Because of Phil’s high expectations for his own image of perfection, Phil believes her criticism. His victim point of view causes him to interpret that she is right, and that his hidden belief is right—he is “not good enough.” Phil feels more hurt because now she sees him as “stupid” as well. This simultaneously reinforces the belief that he is failing to meet his image of perfection.

Francis reflects on her comment to Phil and concludes that it was uncalled for. She feels like a failure for not living up to her own image of perfection. She specifically judges herself for the criticizing comment, and feels guilty, reinforcing her hidden image victim point of view.

She also assumes that Phil is judging her for the comment, but this assumption is rooted in her imagination, and rooted in her understanding of Faux Phil. She imagines that Faux Phil is judging her, even though the real Phil isn’t judging her at all. The real Phil is currently in his Victim mindset, and he thinks that she is right for calling him stupid.

Francis and Phil have made assumptions about what the other thinks, and their assumptions are played out and reinforced by what they think is going on with the Faux-version of their significant other. They are both wrong in their assumptions, but are experiencing real emotional reactions based on them. They do not see that their emotions are being created by the interaction of the false images they each hold about themselves and each other.

The chain reaction of misunderstandings in the relationship then continues. Their stories and emotions end up getting bounced like a pinball against electric bumpers, all thanks to six false images of themselves. This is just a small example of how the false self-images are at the core of the emotional dynamics.

What is the way out of this emotional dynamic of false images?

This type of emotional drama can continue in our own relationships until we realize one very important thing—these images are all made up! They are fictional. We are reacting to the movie in our imagination. The only power behind these images and their stories is the belief we give them. It is only because we believe these stories and images that we react emotionally. When we don’t believe in these false images, we eliminate the emotional reactions.

It is important to note that it is more than just the belief and the image that makes for this dynamic. Integral to this dynamic is the point of view. The judge essentially sees things from the image of perfection point of view. The victim sees things from the hidden image point of view.
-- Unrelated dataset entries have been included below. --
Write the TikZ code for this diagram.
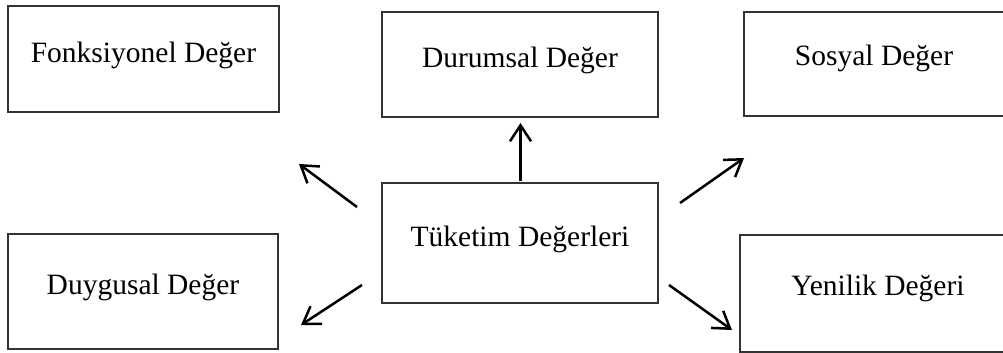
\documentclass[tikz,border=0pt]{standalone}
\usepackage{fontspec}
\setmainfont{Liberation Serif}
\usetikzlibrary{arrows.meta}
\begin{document}
\begin{tikzpicture}[x=1pt,y=-1pt,
  box/.style={draw=black!80,line width=1.5pt},
  lbl/.style={anchor=base,inner sep=0pt,font=\fontsize{29.5}{34}\selectfont},
  arr/.style={line width=2.5pt,-{Straight Barb[length=16pt,width=21pt,line width=2.5pt]}}]
\useasboundingbox (0,0) rectangle (1003,353);
% boxes
\draw[box] (8,6) rectangle (279,112);
\draw[box] (382,12) rectangle (658,117);
\draw[box] (744,12) rectangle (1006,116);
\draw[box] (382,183) rectangle (658,303);
\draw[box] (8,234) rectangle (278,349);
\draw[box] (740,235) rectangle (1006,352);
% labels
\node[lbl] (fon) at (143.5,63) {Fonksiyonel Değer};
\node[lbl] (dur) at (520,67) {Durumsal Değer};
\node[lbl] (sos) at (874,65) {Sosyal Değer};
\node[lbl] (tuk) at (520,246) {Tüketim Değerleri};
\node[lbl] (duy) at (143,294) {Duygusal Değer};
\node[lbl] (yen) at (878,295) {Yenilik Değeri};
% arrow endpoints
\coordinate (uS) at (520.5,181);  \coordinate (uE) at (520.5,123);
\coordinate (luS) at (357,207);   \coordinate (luE) at (299,164);
\coordinate (ldS) at (362,285);   \coordinate (ldE) at (301,325);
\coordinate (ruS) at (680,203);   \coordinate (ruE) at (744,158);
\coordinate (rdS) at (669,285);   \coordinate (rdE) at (732,330);
\draw[arr] (uS) -- (uE);
\draw[arr] (luS) -- (luE);
\draw[arr] (ldS) -- (ldE);
\draw[arr] (ruS) -- (ruE);
\draw[arr] (rdS) -- (rdE);
\end{tikzpicture}
\end{document}
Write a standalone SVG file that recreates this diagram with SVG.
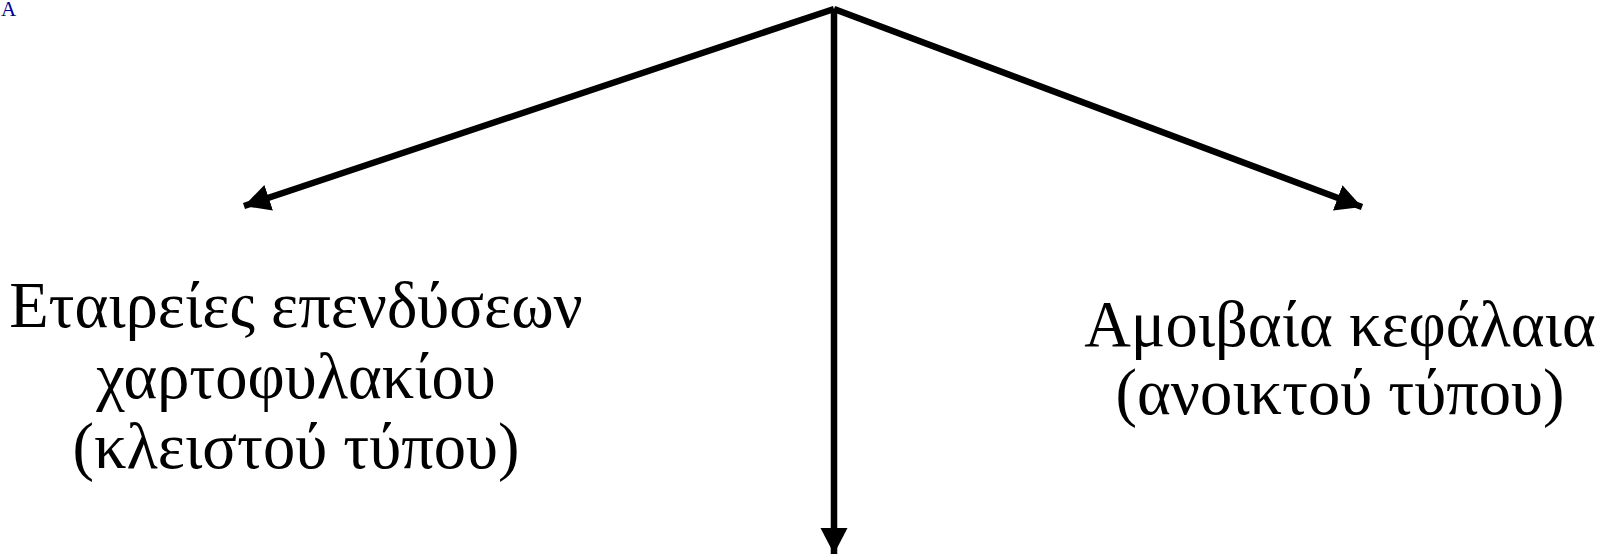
<svg xmlns="http://www.w3.org/2000/svg" width="1605" height="554" viewBox="0 0 1605 554">
<style>
.lbl{font-family:"Liberation Serif","Times New Roman",serif;font-size:64.5px;fill:#000;text-anchor:middle}
.conn{stroke:#000;stroke-width:6.5;fill:none}
</style>
<defs>
<marker id="ah" markerUnits="userSpaceOnUse" markerWidth="30" markerHeight="30" refX="26" refY="13.5" orient="auto">
<path d="M0,0 L26,13.5 L0,27 Z" fill="#000"/>
</marker>
</defs>
<rect width="1605" height="554" fill="#fff"/>
<text x="1" y="16" font-family="Liberation Serif, serif" font-size="21" fill="#000099">A</text>
<g id="connectors">
<line class="conn" x1="834" y1="9" x2="244" y2="206" marker-end="url(#ah)"/>
<line class="conn" x1="834" y1="9" x2="1362" y2="207" marker-end="url(#ah)"/>
<line class="conn" x1="834" y1="9" x2="834" y2="554" marker-end="url(#ah)"/>
</g>
<g id="node-closed">
<text class="lbl" x="296" y="327">Εταιρείες επενδύσεων</text>
<text class="lbl" x="296" y="398">χαρτοφυλακίου</text>
<text class="lbl" x="296" y="468">(κλειστού τύπου)</text>
</g>
<g id="node-open">
<text class="lbl" x="1340" y="346">Αμοιβαία κεφάλαια</text>
<text class="lbl" x="1340" y="414">(ανοικτού τύπου)</text>
</g>
</svg>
If we are to change the dynamic of our relationships, it is not enough to change our beliefs. We will also have to shift our point of view away from roles of being a judge or victim.

When we change our point of view and no longer believe in the images we create, or the stories we repeat that reinforce those images, we can eliminate all the emotional drama in our relationships. Without these false images driving our emotional reactions, we can easily change our behaviors and our emotional reactions.

What’s more, when we dissolve the false images of ourselves, we become authentic. We no longer reject ourselves based on a hidden image. We accept ourselves just the way we are. We don’t try to be that image of perfection we envision in our imagination. We don’t need to be that false image in order to find ourselves worthy of love.

When the false images dissolve, our mind is no longer split between who we are and who we “should” be. Without this conflict, we can become whole again, and we can recover our emotional integrity.

When we are authentic and live our relationships with awareness, we don’t make false assumptions about others. We don’t expect them to act according to our faux character version of them. Without this type of expectation, we are never disappointed or angry with them for being who they are. We see them the way they are, and we respect and accept them the way they are. Our love for them is unconditional, because we don’t expect them to fit our image.

By the same token, their love for us is not based on an image of who they think we are. Because their love is unconditional, we can be completely free to be ourselves. A relationship that is authentic becomes a place where you can love with no expectations, and you are loved with no conditions.